ほのぼの淡々、だけど仄暗い





2019年10月23日
正直絵は好みではないですが、実の兄弟モノ好きなので読んでみました。絵から醸し出される雰囲気の如く、ほとんどのシーンはほのぼの淡々としてます。受け(兄)が過剰なビッチで、攻め(弟)が寡黙キャラというのも、BLではそう珍しくはないですね。でも…そんな平凡なお話の中で、唐突に訪れる衝撃がなかなかエグかった。第1話で、兄を痛めつけた酷いモブをボッコボコにする弟、それを他人事のように制止する兄の言葉に「おや?」とは思いましたが、その後読み進めて行って、おお…なかなかヘビーな設定。作品に漂う仄暗さはこれか。

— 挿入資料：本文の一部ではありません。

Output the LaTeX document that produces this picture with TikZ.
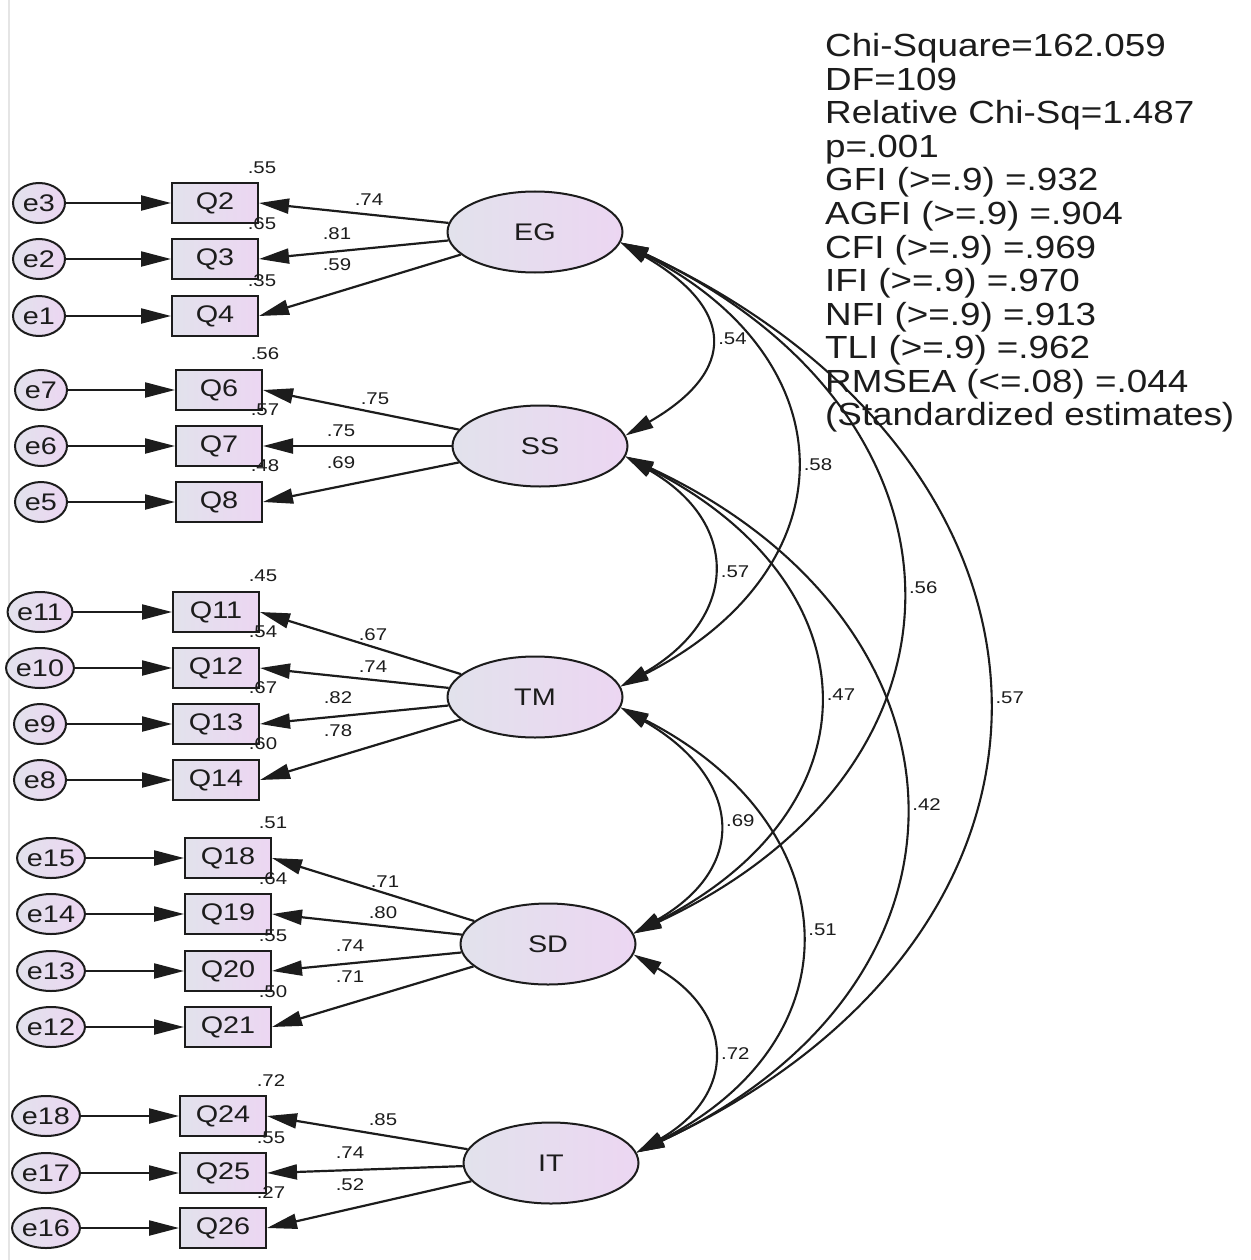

遊園地のシーン、本当は楽しい思い出でいっぱいになるはずだった場所なのに…。弟と来た時の兄の眼差しが哀れでなりませんでした。同居の爺ちゃんはそんなに存在感無かったけど、兄弟に対して愛しさと憐れみと諦めの気持ちだったのかな…。兄の性格上、Hシーンはいっぱいありますが、あまりエロさは感じませんでした。兄弟モノは基本的に近親故の葛藤と背徳感が肝だと思ってるんですが、それは平和な環境で自分達の家族を愛し、愛されてるからこそなのだと実感。この兄弟に関しては「もう2人が幸せになってくれればそれで良い」に尽きます。最後は2人で自己完結って感じでしたが、ハピエンで良かったです。